Copy out all the lines exactly. Omit pictures.

━━━━━ DATASET SECTION

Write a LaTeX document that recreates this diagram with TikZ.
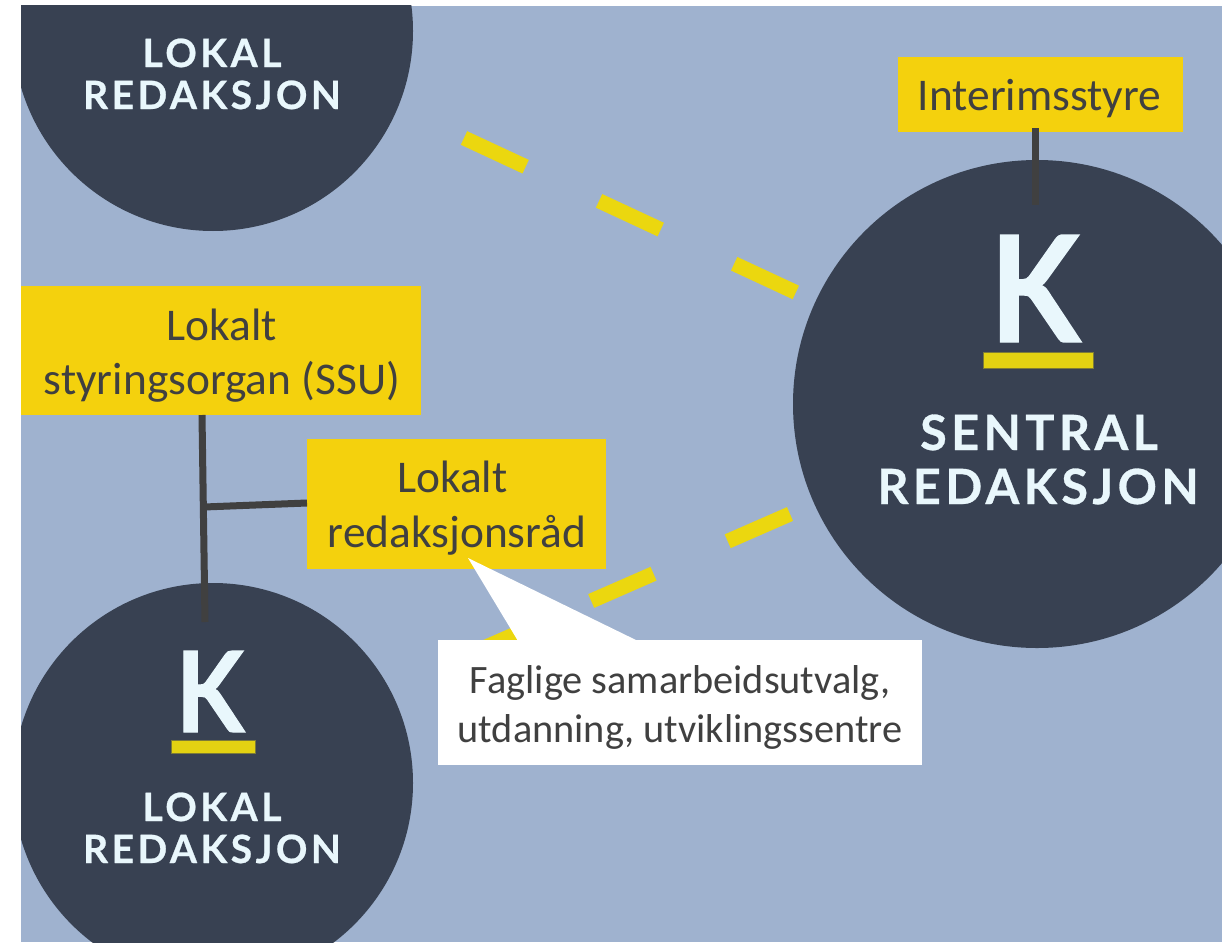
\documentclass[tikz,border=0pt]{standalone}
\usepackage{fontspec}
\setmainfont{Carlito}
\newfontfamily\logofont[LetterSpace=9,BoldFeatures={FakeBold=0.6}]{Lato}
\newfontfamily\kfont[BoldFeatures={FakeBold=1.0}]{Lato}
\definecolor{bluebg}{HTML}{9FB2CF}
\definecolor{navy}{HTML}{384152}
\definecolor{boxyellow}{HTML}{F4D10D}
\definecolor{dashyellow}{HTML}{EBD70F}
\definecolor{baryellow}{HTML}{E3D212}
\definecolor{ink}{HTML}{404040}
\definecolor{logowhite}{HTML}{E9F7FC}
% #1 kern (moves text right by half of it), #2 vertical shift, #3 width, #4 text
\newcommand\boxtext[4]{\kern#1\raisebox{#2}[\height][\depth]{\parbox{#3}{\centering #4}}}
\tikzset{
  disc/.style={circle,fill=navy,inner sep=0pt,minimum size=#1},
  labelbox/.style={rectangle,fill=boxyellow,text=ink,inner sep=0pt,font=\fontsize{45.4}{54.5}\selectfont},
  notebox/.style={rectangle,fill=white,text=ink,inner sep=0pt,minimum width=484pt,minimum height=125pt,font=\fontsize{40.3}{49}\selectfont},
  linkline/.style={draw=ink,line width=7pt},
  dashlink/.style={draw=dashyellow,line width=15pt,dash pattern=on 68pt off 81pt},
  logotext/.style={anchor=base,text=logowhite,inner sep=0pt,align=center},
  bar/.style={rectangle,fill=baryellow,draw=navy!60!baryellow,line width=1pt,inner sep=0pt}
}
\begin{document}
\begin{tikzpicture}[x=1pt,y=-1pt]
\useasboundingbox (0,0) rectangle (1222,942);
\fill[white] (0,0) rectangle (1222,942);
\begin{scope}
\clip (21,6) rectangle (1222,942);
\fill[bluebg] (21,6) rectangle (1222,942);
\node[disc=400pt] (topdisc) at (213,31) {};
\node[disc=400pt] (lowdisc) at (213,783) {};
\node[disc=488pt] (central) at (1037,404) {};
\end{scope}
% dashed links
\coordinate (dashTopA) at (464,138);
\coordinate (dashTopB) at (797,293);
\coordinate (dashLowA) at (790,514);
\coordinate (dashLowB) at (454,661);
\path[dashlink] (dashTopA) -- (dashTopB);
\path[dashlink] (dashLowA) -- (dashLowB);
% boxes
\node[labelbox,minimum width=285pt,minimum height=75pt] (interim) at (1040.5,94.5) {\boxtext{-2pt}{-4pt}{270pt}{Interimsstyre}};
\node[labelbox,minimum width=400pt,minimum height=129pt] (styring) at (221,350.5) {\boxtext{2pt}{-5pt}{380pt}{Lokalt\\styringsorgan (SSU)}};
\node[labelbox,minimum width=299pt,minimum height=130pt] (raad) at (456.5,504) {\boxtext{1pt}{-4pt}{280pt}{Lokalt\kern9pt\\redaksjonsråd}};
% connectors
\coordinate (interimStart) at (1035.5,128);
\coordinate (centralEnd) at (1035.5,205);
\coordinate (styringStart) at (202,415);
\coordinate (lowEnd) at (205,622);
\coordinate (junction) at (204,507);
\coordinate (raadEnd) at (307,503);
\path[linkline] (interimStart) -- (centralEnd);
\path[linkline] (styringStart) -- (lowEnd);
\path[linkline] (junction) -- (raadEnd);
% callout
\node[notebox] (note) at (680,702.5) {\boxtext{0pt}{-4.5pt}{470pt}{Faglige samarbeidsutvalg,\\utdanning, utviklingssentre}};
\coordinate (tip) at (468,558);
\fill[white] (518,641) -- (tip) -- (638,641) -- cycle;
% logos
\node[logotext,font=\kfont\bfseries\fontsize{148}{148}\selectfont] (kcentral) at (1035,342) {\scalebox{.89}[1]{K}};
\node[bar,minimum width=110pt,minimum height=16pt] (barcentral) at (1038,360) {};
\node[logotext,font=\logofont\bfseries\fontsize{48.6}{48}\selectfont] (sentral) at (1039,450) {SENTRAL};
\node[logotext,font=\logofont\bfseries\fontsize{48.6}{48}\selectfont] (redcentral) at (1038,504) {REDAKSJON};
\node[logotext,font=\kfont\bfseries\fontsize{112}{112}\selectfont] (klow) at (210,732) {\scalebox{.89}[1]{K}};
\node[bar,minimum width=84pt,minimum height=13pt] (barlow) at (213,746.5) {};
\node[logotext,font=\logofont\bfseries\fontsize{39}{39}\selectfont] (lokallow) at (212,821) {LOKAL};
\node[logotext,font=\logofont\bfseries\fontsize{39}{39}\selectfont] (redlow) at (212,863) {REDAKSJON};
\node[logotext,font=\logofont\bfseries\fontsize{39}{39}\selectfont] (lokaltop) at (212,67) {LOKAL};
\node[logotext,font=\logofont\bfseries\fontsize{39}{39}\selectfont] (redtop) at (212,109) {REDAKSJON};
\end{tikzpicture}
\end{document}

━━━━━━━━━━

» SOLUTION TO THIS EXERCISE
Write a LaTeX document that recreates this diagram with TikZ.
\documentclass[tikz,border=0pt]{standalone}
\usepackage{fontspec}
\setmainfont{Carlito}
\newfontfamily\logofont[LetterSpace=9,BoldFeatures={FakeBold=0.6}]{Lato}
\newfontfamily\kfont[BoldFeatures={FakeBold=1.0}]{Lato}
\definecolor{bluebg}{HTML}{9FB2CF}
\definecolor{navy}{HTML}{384152}
\definecolor{boxyellow}{HTML}{F4D10D}
\definecolor{dashyellow}{HTML}{EBD70F}
\definecolor{baryellow}{HTML}{E3D212}
\definecolor{ink}{HTML}{404040}
\definecolor{logowhite}{HTML}{E9F7FC}
% #1 kern (moves text right by half of it), #2 vertical shift, #3 width, #4 text
\newcommand\boxtext[4]{\kern#1\raisebox{#2}[\height][\depth]{\parbox{#3}{\centering #4}}}
\tikzset{
  disc/.style={circle,fill=navy,inner sep=0pt,minimum size=#1},
  labelbox/.style={rectangle,fill=boxyellow,text=ink,inner sep=0pt,font=\fontsize{45.4}{54.5}\selectfont},
  notebox/.style={rectangle,fill=white,text=ink,inner sep=0pt,minimum width=484pt,minimum height=125pt,font=\fontsize{40.3}{49}\selectfont},
  linkline/.style={draw=ink,line width=7pt},
  dashlink/.style={draw=dashyellow,line width=15pt,dash pattern=on 68pt off 81pt},
  logotext/.style={anchor=base,text=logowhite,inner sep=0pt,align=center},
  bar/.style={rectangle,fill=baryellow,draw=navy!60!baryellow,line width=1pt,inner sep=0pt}
}
\begin{document}
\begin{tikzpicture}[x=1pt,y=-1pt]
\useasboundingbox (0,0) rectangle (1222,942);
\fill[white] (0,0) rectangle (1222,942);
\begin{scope}
\clip (21,6) rectangle (1222,942);
\fill[bluebg] (21,6) rectangle (1222,942);
\node[disc=400pt] (topdisc) at (213,31) {};
\node[disc=400pt] (lowdisc) at (213,783) {};
\node[disc=488pt] (central) at (1037,404) {};
\end{scope}
% dashed links
\coordinate (dashTopA) at (464,138);
\coordinate (dashTopB) at (797,293);
\coordinate (dashLowA) at (790,514);
\coordinate (dashLowB) at (454,661);
\path[dashlink] (dashTopA) -- (dashTopB);
\path[dashlink] (dashLowA) -- (dashLowB);
% boxes
\node[labelbox,minimum width=285pt,minimum height=75pt] (interim) at (1040.5,94.5) {\boxtext{-2pt}{-4pt}{270pt}{Interimsstyre}};
\node[labelbox,minimum width=400pt,minimum height=129pt] (styring) at (221,350.5) {\boxtext{2pt}{-5pt}{380pt}{Lokalt\\styringsorgan (SSU)}};
\node[labelbox,minimum width=299pt,minimum height=130pt] (raad) at (456.5,504) {\boxtext{1pt}{-4pt}{280pt}{Lokalt\kern9pt\\redaksjonsråd}};
% connectors
\coordinate (interimStart) at (1035.5,128);
\coordinate (centralEnd) at (1035.5,205);
\coordinate (styringStart) at (202,415);
\coordinate (lowEnd) at (205,622);
\coordinate (junction) at (204,507);
\coordinate (raadEnd) at (307,503);
\path[linkline] (interimStart) -- (centralEnd);
\path[linkline] (styringStart) -- (lowEnd);
\path[linkline] (junction) -- (raadEnd);
% callout
\node[notebox] (note) at (680,702.5) {\boxtext{0pt}{-4.5pt}{470pt}{Faglige samarbeidsutvalg,\\utdanning, utviklingssentre}};
\coordinate (tip) at (468,558);
\fill[white] (518,641) -- (tip) -- (638,641) -- cycle;
% logos
\node[logotext,font=\kfont\bfseries\fontsize{148}{148}\selectfont] (kcentral) at (1035,342) {\scalebox{.89}[1]{K}};
\node[bar,minimum width=110pt,minimum height=16pt] (barcentral) at (1038,360) {};
\node[logotext,font=\logofont\bfseries\fontsize{48.6}{48}\selectfont] (sentral) at (1039,450) {SENTRAL};
\node[logotext,font=\logofont\bfseries\fontsize{48.6}{48}\selectfont] (redcentral) at (1038,504) {REDAKSJON};
\node[logotext,font=\kfont\bfseries\fontsize{112}{112}\selectfont] (klow) at (210,732) {\scalebox{.89}[1]{K}};
\node[bar,minimum width=84pt,minimum height=13pt] (barlow) at (213,746.5) {};
\node[logotext,font=\logofont\bfseries\fontsize{39}{39}\selectfont] (lokallow) at (212,821) {LOKAL};
\node[logotext,font=\logofont\bfseries\fontsize{39}{39}\selectfont] (redlow) at (212,863) {REDAKSJON};
\node[logotext,font=\logofont\bfseries\fontsize{39}{39}\selectfont] (lokaltop) at (212,67) {LOKAL};
\node[logotext,font=\logofont\bfseries\fontsize{39}{39}\selectfont] (redtop) at (212,109) {REDAKSJON};
\end{tikzpicture}
\end{document}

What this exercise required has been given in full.